The political headlines are quieter. Interest rates are inching higher again (after the negative close to the week). USD is being dragged higher. Well, you know the drill by now… precious metals weaker. Yet, they are nearing the 2018 support levels which has proven to be a “buying spot” 3-4 times already. Decisions will be made by those still on the sidelines.
PGM’s are weaker. Manufacturing data from China last night wasn’t great.
* Oil: More rigs in the US, softer demand from China, large long positions by spec are all negative. Yet, RBOB demand is strong. Long-term investments are weak.
* NatGas: Friday’s reversal was followed by news of 12 rigs being added, a big weekly jump.
It was a good weekend for planting. Some projections for this afternoon’s Progress Report have jumped to 25% complete for Corn. Yet, it’s Argentina that is resurfacing in the headlines with concerns that it doesn’t have enough beans to satisfy their meal and oil commitments. Harvest results are poor.

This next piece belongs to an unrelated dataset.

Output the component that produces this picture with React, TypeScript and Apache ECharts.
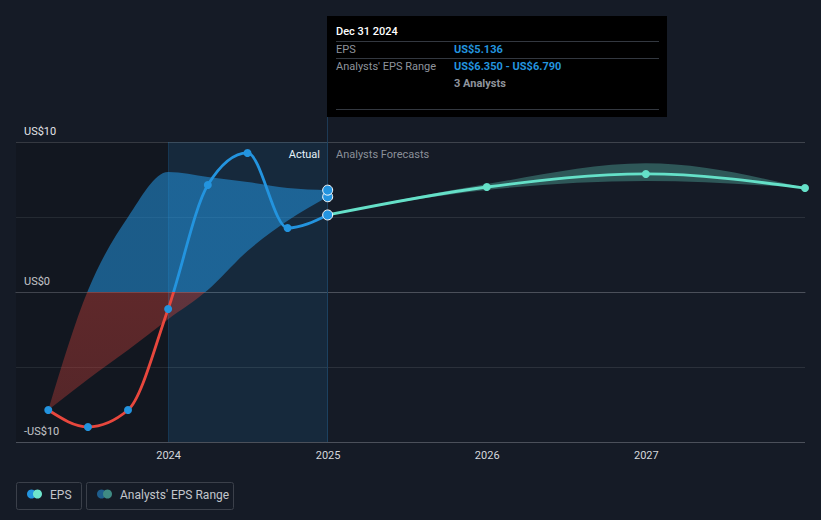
import React, { useEffect, useRef } from 'react';
import * as echarts from 'echarts';

const epsDates = ['2023-03-31', '2023-06-30', '2023-09-30', '2023-12-31', '2024-03-31', '2024-06-30', '2024-09-30', '2024-12-31'];
const epsValues = [-7.87, -9.0, -7.87, -1.13, 7.13, 9.27, 4.27, 5.136];
const pastRangeLow = [-7.87, -5.82, -3.87, -1.82, 0.13, 2.73, 4.75, 6.35];
const pastRangeHigh = [-7.87, 0.1, 5.0, 8.0, 7.67, 7.33, 6.93, 6.79];
const forecastDates = ['2024-12-31', '2025-12-31', '2026-12-31', '2027-12-31'];
const forecastValues = [5.136, 7.0, 7.87, 6.93];
const forecastLow = [5.136, 6.8, 7.4, 6.93];
const forecastHigh = [5.136, 7.2, 8.58, 6.93];
const yearTicks = ['2024-01-01', '2025-01-01', '2026-01-01', '2027-01-01'];
const yTickLabels: Record<string, string> = { '10': 'US$10', '0': 'US$0', '-10': '-US$10' };
const xMin = '2023-01-16';
const xMax = '2027-12-31';

const toTs = (s: string) => new Date(s + 'T00:00:00Z').getTime();
const FONT = 'Roboto, "Noto Sans", sans-serif';

type Pt = number[];

// monotone-x cubic segments (Fritsch–Carlson, like d3.curveMonotoneX)
function monotoneSegments(p: Pt[]) {
  const n = p.length;
  const m: number[] = [];
  for (let i = 0; i < n - 1; i++) {
    const dx = p[i + 1][0] - p[i][0];
    m.push(dx === 0 ? 0 : (p[i + 1][1] - p[i][1]) / dx);
  }
  const t: number[] = new Array(n).fill(0);
  for (let i = 1; i < n - 1; i++) {
    const h0 = p[i][0] - p[i - 1][0];
    const h1 = p[i + 1][0] - p[i][0];
    if (m[i - 1] * m[i] <= 0) t[i] = 0;
    else {
      const q = (m[i - 1] * h1 + m[i] * h0) / (h0 + h1);
      t[i] = (Math.sign(m[i - 1]) + Math.sign(m[i])) * Math.min(Math.abs(m[i - 1]), Math.abs(m[i]), 0.5 * Math.abs(q));
    }
  }
  if (n > 2) {
    t[0] = (3 * m[0] - t[1]) / 2;
    t[n - 1] = (3 * m[n - 2] - t[n - 2]) / 2;
  } else {
    t[0] = m[0];
    t[n - 1] = m[0];
  }
  const segs: number[][] = [];
  for (let i = 0; i < n - 1; i++) {
    const dx = (p[i + 1][0] - p[i][0]) / 3;
    segs.push([p[i][0] + dx, p[i][1] + t[i] * dx, p[i + 1][0] - dx, p[i + 1][1] - t[i + 1] * dx]);
  }
  return segs;
}

function linePath(p: Pt[]) {
  const s = monotoneSegments(p);
  let d = `M${p[0][0]},${p[0][1]}`;
  for (let i = 0; i < s.length; i++) {
    d += ` C${s[i][0]},${s[i][1]} ${s[i][2]},${s[i][3]} ${p[i + 1][0]},${p[i + 1][1]}`;
  }
  return d;
}

function bandPath(up: Pt[], lo: Pt[]) {
  const sl = monotoneSegments(lo);
  let d = linePath(up);
  const n = lo.length;
  d += ` L${lo[n - 1][0]},${lo[n - 1][1]}`;
  for (let i = sl.length - 1; i >= 0; i--) {
    const s = sl[i];
    d += ` C${s[2]},${s[3]} ${s[0]},${s[1]} ${lo[i][0]},${lo[i][1]}`;
  }
  return d + ' Z';
}

const bandRender = (dates: string[], lows: number[], highs: number[], fill: any) => (params: any, api: any) => {
  if (params.dataIndex !== 0) return null;
  const up = dates.map((d, i) => api.coord([toTs(d), highs[i]]));
  const lo = dates.map((d, i) => api.coord([toTs(d), lows[i]]));
  return { type: 'path', shape: { pathData: bandPath(up, lo) }, style: { fill } };
};

const lineRender = (dates: string[], values: number[], stroke: any) => (params: any, api: any) => {
  if (params.dataIndex !== 0) return null;
  const pts = dates.map((d, i) => api.coord([toTs(d), values[i]]));
  return { type: 'path', shape: { pathData: linePath(pts) }, style: { fill: 'none', stroke, lineWidth: 2.8, lineJoin: 'round', lineCap: 'round' } };
};

export default function App() {
  const ref = useRef<HTMLDivElement>(null);
  useEffect(() => {
    if (!ref.current) return;
    const chart = echarts.init(ref.current, undefined, { renderer: 'svg' });
    const gTop = 142;
    const gBottom = 442;
    const lineGrad = new echarts.graphic.LinearGradient(0, gTop, 0, gBottom, [
      { offset: 0, color: '#2394df' },
      { offset: 0.5, color: '#2394df' },
      { offset: 0.5, color: '#e8473d' },
      { offset: 1, color: '#e8473d' },
    ], true);
    const areaGrad = new echarts.graphic.LinearGradient(0, gTop, 0, gBottom, [
      { offset: 0, color: 'rgba(35,148,223,0.55)' },
      { offset: 0.5, color: 'rgba(35,148,223,0.55)' },
      { offset: 0.5, color: 'rgba(232,71,61,0.36)' },
      { offset: 1, color: 'rgba(232,71,61,0.3)' },
    ], true);

    const last = epsDates.length - 1;
    const option: any = {
      animation: false,
      backgroundColor: '#151b26',
      textStyle: { fontFamily: FONT },
      grid: { left: 16, right: 16, top: gTop, bottom: 520 - gBottom, containLabel: false },
      xAxis: {
        type: 'value',
        min: toTs(xMin),
        max: toTs(xMax),
        axisLine: { lineStyle: { color: '#4b505a' } },
        axisTick: { show: false },
        splitLine: { show: false },
        axisLabel: {
          customValues: yearTicks.map(toTs),
          formatter: (v: number) => String(new Date(v).getUTCFullYear()),
          color: '#d4d7dc',
          fontSize: 11,
          fontFamily: FONT,
          margin: 8,
        },
      },
      yAxis: {
        type: 'value',
        min: -10,
        max: 10,
        interval: 5,
        axisLine: { show: false },
        axisTick: { show: false },
        axisLabel: {
          inside: true,
          formatter: (v: number) => yTickLabels[String(v)] || '',
          color: '#e2e4e8',
          fontSize: 11,
          fontFamily: FONT,
          verticalAlign: 'bottom',
          margin: 8,
          padding: [0, 0, 5, 0],
        },
        splitLine: { lineStyle: { color: ['#4b505a', '#2b313b', '#ffffff', '#2b313b', '#3e434c'], width: 1 } },
      },
      series: [
        {
          name: 'pastRange',
          type: 'custom',
          clip: true,
          z: 2,
          encode: { x: 0, y: [1, 2] },
          data: epsDates.map((d, i) => [toTs(d), pastRangeLow[i], pastRangeHigh[i]]),
          renderItem: bandRender(epsDates, pastRangeLow, pastRangeHigh, areaGrad),
          markArea: {
            silent: true,
            data: [
              [{ xAxis: toTs(xMin), itemStyle: { color: 'rgba(0,0,0,0.14)' } }, { xAxis: toTs(yearTicks[0]) }],
              [{ xAxis: toTs(yearTicks[0]), itemStyle: { color: 'rgba(35,148,223,0.12)' } }, { xAxis: toTs(epsDates[last]) }],
            ],
          },
          markLine: {
            silent: true,
            symbol: 'none',
            label: { show: false },
            lineStyle: { color: 'rgba(35,148,223,0.22)', type: 'solid', width: 1 },
            data: [{ xAxis: toTs(yearTicks[0]) }],
          },
        },
        {
          name: 'fcRange',
          type: 'custom',
          clip: true,
          z: 2,
          encode: { x: 0, y: [1, 2] },
          data: forecastDates.map((d, i) => [toTs(d), forecastLow[i], forecastHigh[i]]),
          renderItem: bandRender(forecastDates, forecastLow, forecastHigh, 'rgba(96,210,190,0.33)'),
        },
        {
          name: 'forecastLine',
          type: 'custom',
          clip: true,
          z: 3,
          encode: { x: 0, y: 1 },
          data: forecastDates.map((d, i) => [toTs(d), forecastValues[i]]),
          renderItem: lineRender(forecastDates, forecastValues, '#65e0c8'),
        },
        {
          name: 'epsLine',
          type: 'custom',
          clip: true,
          z: 4,
          encode: { x: 0, y: 1 },
          data: epsDates.map((d, i) => [toTs(d), epsValues[i]]),
          renderItem: lineRender(epsDates, epsValues, lineGrad),
        },
        {
          name: 'forecastPoints',
          type: 'scatter',
          symbolSize: 8,
          itemStyle: { color: '#65e0c8', opacity: 1 },
          data: forecastDates.slice(1).map((d, i) => [toTs(d), forecastValues[i + 1]]),
          z: 5,
        },
        {
          name: 'EPS',
          type: 'scatter',
          symbolSize: 8,
          itemStyle: { color: '#2394df', opacity: 1 },
          data: epsDates.map((d, i) =>
            i === last
              ? { value: [toTs(d), epsValues[i]], symbolSize: 10, itemStyle: { color: '#2394df', borderColor: '#ffffff', borderWidth: 1, opacity: 1 } }
              : [toTs(d), epsValues[i]]
          ),
          z: 6,
        },
        {
          name: 'rangeEnds',
          type: 'scatter',
          symbolSize: 10,
          itemStyle: { color: '#2394df', borderColor: '#ffffff', borderWidth: 1, opacity: 1 },
          data: [
            [toTs(epsDates[last]), pastRangeLow[last]],
            [toTs(epsDates[last]), pastRangeHigh[last]],
          ],
          z: 6,
        },
      ],
      graphic: [
        { type: 'line', z: 1, silent: true, shape: { x1: 327.5, y1: 117, x2: 327.5, y2: 442 }, style: { stroke: '#1d3a55', lineWidth: 1 } },
        { type: 'text', x: 320, y: 154, style: { text: 'Actual', fill: '#ffffff', font: `11px ${FONT}`, textAlign: 'right', textVerticalAlign: 'middle' } },
        { type: 'text', x: 336, y: 154, style: { text: 'Analysts Forecasts', fill: '#8b9099', font: `11px ${FONT}`, textAlign: 'left', textVerticalAlign: 'middle' } },
        {
          type: 'group',
          children: [
            { type: 'rect', shape: { x: 327, y: 16, width: 340, height: 101 }, style: { fill: '#000000' } },
            { type: 'text', x: 336, y: 31, style: { text: 'Dec 31 2024', fill: '#ffffff', font: `500 11px ${FONT}`, textVerticalAlign: 'middle' } },
            { type: 'line', shape: { x1: 336, y1: 41.5, x2: 659, y2: 41.5 }, style: { stroke: '#333840', lineWidth: 1 } },
            { type: 'text', x: 336, y: 49, style: { text: 'EPS', fill: '#8f949c', font: `11px ${FONT}`, textVerticalAlign: 'middle' } },
            { type: 'text', x: 454, y: 49, style: { text: 'US$5.136', fill: '#2394df', font: `bold 11px ${FONT}`, textVerticalAlign: 'middle' } },
            { type: 'line', shape: { x1: 336, y1: 58.5, x2: 659, y2: 58.5 }, style: { stroke: '#333840', lineWidth: 1 } },
            { type: 'text', x: 336, y: 66, style: { text: "Analysts' EPS Range", fill: '#8f949c', font: `11px ${FONT}`, textVerticalAlign: 'middle' } },
            { type: 'text', x: 454, y: 66, style: { text: 'US$6.350 - US$6.790', fill: '#2394df', font: `bold 11px ${FONT}`, textVerticalAlign: 'middle' } },
            { type: 'text', x: 454, y: 83, style: { text: '3 Analysts', fill: '#8f949c', font: `bold 11px ${FONT}`, textVerticalAlign: 'middle' } },
            { type: 'line', shape: { x1: 336, y1: 109.5, x2: 659, y2: 109.5 }, style: { stroke: '#333840', lineWidth: 1 } },
          ],
        },
        {
          type: 'group',
          children: [
            { type: 'rect', shape: { x: 16.5, y: 482.5, width: 65, height: 27, r: 2 }, style: { fill: 'none', stroke: '#3b404a', lineWidth: 1 } },
            { type: 'circle', shape: { cx: 31.5, cy: 494, r: 4.5 }, style: { fill: '#2394df' } },
            { type: 'circle', shape: { cx: 37.5, cy: 494, r: 4.5 }, style: { fill: '#6ee5cc' } },
            { type: 'text', x: 50, y: 495, style: { text: 'EPS', fill: '#c3c6cc', font: `12px ${FONT}`, textVerticalAlign: 'middle' } },
            { type: 'rect', shape: { x: 86.5, y: 482.5, width: 147, height: 27, r: 2 }, style: { fill: 'none', stroke: '#3b404a', lineWidth: 1 } },
            { type: 'circle', shape: { cx: 101.5, cy: 494, r: 4.5 }, style: { fill: '#1e5d8c' } },
            { type: 'circle', shape: { cx: 107.5, cy: 494, r: 4.5 }, style: { fill: '#3f8a83' } },
            { type: 'text', x: 120, y: 495, style: { text: "Analysts' EPS Range", fill: '#c3c6cc', font: `12px ${FONT}`, textVerticalAlign: 'middle' } },
          ],
        },
      ],
    };
    chart.setOption(option);
    return () => chart.dispose();
  }, []);
  return <div ref={ref} style={{ width: 821, height: 520, position: 'absolute', left: 0, top: 0 }} />;
}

* Cotton: better rain chances in TX, very long specs could dampen the rally.
* Coffee: CoT showed last week’s move was primarily shorts covering their positions. Changes in production expectations could help the move, but it’s sill early.
* Cocoa: the rally has been steep, some profits have been taken off the table. Weather is bearish, yet specs are far off record positions.
* Sugar: Short-covering bounce, so far. S&D outlook unchanged.
* Cattle: discount of June futures to cash is the supportive snapshot for this week, going into high demand season.
* Hogs: weaker, but watch for positive changes in NAFTA.